= Biological Resources Discipline =

The Biological Resources Discipline (BRD) is a program of the United States Geological Survey (USGS). Its stated task is to work with other stakeholders to provide the scientific understanding and technologies needed to support the sound management and conservation of the United States' biological resources.

== Establishment ==
BRD was created when Secretary of Interior Bruce Babbitt transferred most of the research biologists from the various Bureaus of the Department of the Interior. In 1993, Babbitt established the National Biological Survey (NBS), staffed with more than 1,300 researchers and support personnel reassigned from the Fish and Wildlife Service, with additional scientific personnel from the National Park Service and other Interior agencies. However, Congressional opposition threatened to abolish the new bureau—which now "contained a substantial portion of all the scientists in the Interior Department.
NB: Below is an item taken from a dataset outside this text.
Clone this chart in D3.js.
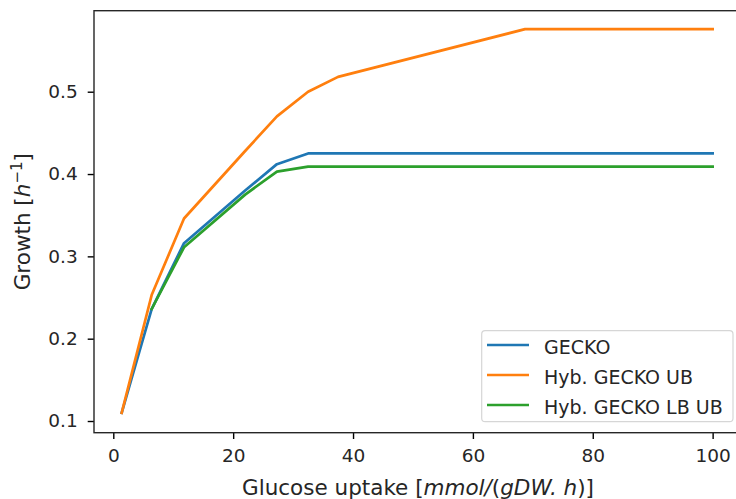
<!DOCTYPE html>
<html>
<head>
<meta charset="utf-8">
<script src="https://cdn.jsdelivr.net/npm/d3@7"></script>
<style>
  html, body { margin: 0; padding: 0; background: #fff; }
  svg { display: block; font-family: "DejaVu Sans", sans-serif; }
</style>
</head>
<body>
<svg id="chart" width="736" height="499"></svg>
<script>
// Glucose uptake rates (mmol/(gDW.h)) and predicted growth rates (1/h)
const uptakeGecko = [1.4, 6.4, 11.8, 22.0, 27.3, 32.5, 37.5, 68.7, 100];
const growthGecko = [0.110, 0.236, 0.316, 0.380, 0.412, 0.425, 0.425, 0.425, 0.425];

const uptakeUB = [1.4, 6.4, 11.8, 22.0, 27.3, 32.5, 37.5, 68.7, 100];
const growthUB = [0.110, 0.253, 0.346, 0.428, 0.470, 0.500, 0.518, 0.576, 0.576];

const uptakeLBUB = [6.4, 11.8, 22.0, 27.3, 32.5, 37.5, 68.7, 100];
const growthLBUB = [0.236, 0.311, 0.375, 0.403, 0.409, 0.409, 0.409, 0.409];

const seriesNames = ["GECKO", "Hyb. GECKO UB", "Hyb. GECKO LB UB"];
const seriesColors = ["#1f77b4", "#ff7f0e", "#2ca02c"];

const xTicks = [0, 20, 40, 60, 80, 100];
const yTicks = [0.1, 0.2, 0.3, 0.4, 0.5];

const series = [
  { name: seriesNames[0], color: seriesColors[0], x: uptakeGecko, y: growthGecko },
  { name: seriesNames[1], color: seriesColors[1], x: uptakeUB, y: growthUB },
  { name: seriesNames[2], color: seriesColors[2], x: uptakeLBUB, y: growthLBUB }
];

const svg = d3.select("#chart");
const tickFont = 18.5;
const legendFont = 19;
const labelFont = 21.5;
const plot = { left: 94, top: 10.7, right: 742, bottom: 432.7 };

const x = d3.scaleLinear().domain([-3.22, 104.9]).range([plot.left, plot.right]);
const y = d3.scaleLinear().domain([0.0858, 0.5984]).range([plot.bottom, plot.top]);

// Lines
const line = d3.line().x(d => x(d[0])).y(d => y(d[1]));
svg.append("clipPath").attr("id", "plotclip").append("rect")
  .attr("x", plot.left).attr("y", plot.top)
  .attr("width", plot.right - plot.left).attr("height", plot.bottom - plot.top);

svg.append("g").attr("clip-path", "url(#plotclip)")
  .selectAll("path").data(series).join("path")
  .attr("d", s => line(s.x.map((v, i) => [v, s.y[i]])))
  .attr("fill", "none")
  .attr("stroke", s => s.color)
  .attr("stroke-width", 2.7)
  .attr("stroke-linejoin", "round")
  .attr("stroke-linecap", "square");

// Axes
const xAxis = d3.axisBottom(x).tickValues(xTicks).tickFormat(d3.format("d"))
  .tickSize(6.3).tickPadding(9.5).tickSizeOuter(0);
const yAxis = d3.axisLeft(y).tickValues(yTicks).tickFormat(d3.format(".1f"))
  .tickSize(6.3).tickPadding(10).tickSizeOuter(0);

const gx = svg.append("g").attr("transform", `translate(0,${plot.bottom})`).call(xAxis);
const gy = svg.append("g").attr("transform", `translate(${plot.left},0)`).call(yAxis);

[gx, gy].forEach(g => {
  g.select(".domain").remove();
  g.selectAll(".tick line").attr("stroke", "#000").attr("stroke-width", 1.4);
  g.selectAll(".tick text").attr("fill", "#262626")
    .style("font-family", "DejaVu Sans").style("font-size", tickFont + "px");
});

// Frame
svg.append("rect")
  .attr("x", plot.left).attr("y", plot.top)
  .attr("width", plot.right - plot.left).attr("height", plot.bottom - plot.top)
  .attr("fill", "none").attr("stroke", "#262626").attr("stroke-width", 1.4);

// Axis labels
const xl = svg.append("text")
  .attr("x", (plot.left + plot.right) / 2).attr("y", 494.5)
  .attr("text-anchor", "middle").attr("fill", "#262626")
  .style("font-size", labelFont + "px");
xl.append("tspan").text("Glucose uptake [");
xl.append("tspan").style("font-style", "italic").text("mmol/");
xl.append("tspan").text("(");
xl.append("tspan").style("font-style", "italic").text("gDW. h");
xl.append("tspan").text(")]");

const yl = svg.append("text")
  .attr("transform", `translate(30,${(plot.top + plot.bottom) / 2}) rotate(-90)`)
  .attr("text-anchor", "middle").attr("fill", "#262626")
  .style("font-size", labelFont + "px");
yl.append("tspan").text("Growth [");
yl.append("tspan").style("font-style", "italic").text("h");
yl.append("tspan").attr("dy", -8).style("font-size", "15px").text("−1");
yl.append("tspan").attr("dy", 8).text("]");

// Legend
const legend = svg.append("g");
legend.append("rect")
  .attr("x", 481.7).attr("y", 330.7).attr("width", 251.3).attr("height", 91)
  .attr("rx", 3.5).attr("fill", "#fff").attr("fill-opacity", 0.8)
  .attr("stroke", "#d6d6d6").attr("stroke-width", 1.2);
const rows = legend.selectAll("g.row").data(series).join("g")
  .attr("class", "row")
  .attr("transform", (d, i) => `translate(0,${345 + i * 30})`);
rows.append("line")
  .attr("x1", 487).attr("x2", 529)
  .attr("stroke", d => d.color).attr("stroke-width", 2.7);
rows.append("text")
  .attr("x", 544).attr("dy", 8.5)
  .attr("fill", "#262626").style("font-size", legendFont + "px")
  .text(d => d.name);
</script>
</body>
</html>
Babbitt had put most of his eggs in one basket." In 1995, Babbitt renamed the NBS as the National Biological Service to allay opposition, but Congressional threat to the scientific organization persisted. In 1996, the National Biological Service was transferred to become the Biological Resources Division of the USGS. The BRD was renamed as the Biological Resources Discipline in 1999 as part of USGS Director Charles Groat's Strategic Change planning.

==General principles==
The following are "general principles" the BRD states guide the implementation of its mission and form the basis of its strategic planning:
- BRD develops scientific and statistically reliable methods and protocols to assess the status and trends of the United States's biological resources.
- BRD utilizes tools from the biological, physical, and social sciences to understand the causes of biological and ecological trends and to predict the ecological consequences of management practices.
- BRD leads in the development and use of the technologies needed to synthesize, analyze, and disseminate biological and ecological information.
- BRD strives for quality, integrity, and credibility of its research and technology by constantly improving its scientific programs through internal quality control, external peer review, and competitive funding.
- BRD enters into partnerships with scientific collaborators to produce high-quality scientific information and partnerships with the users of scientific information to ensure this information's relevance and application to real problems.
- BRD provides reliable scientific information to all American citizens while recognizing a special obligation to serve the biological information needs of Department of the Interior bureaus.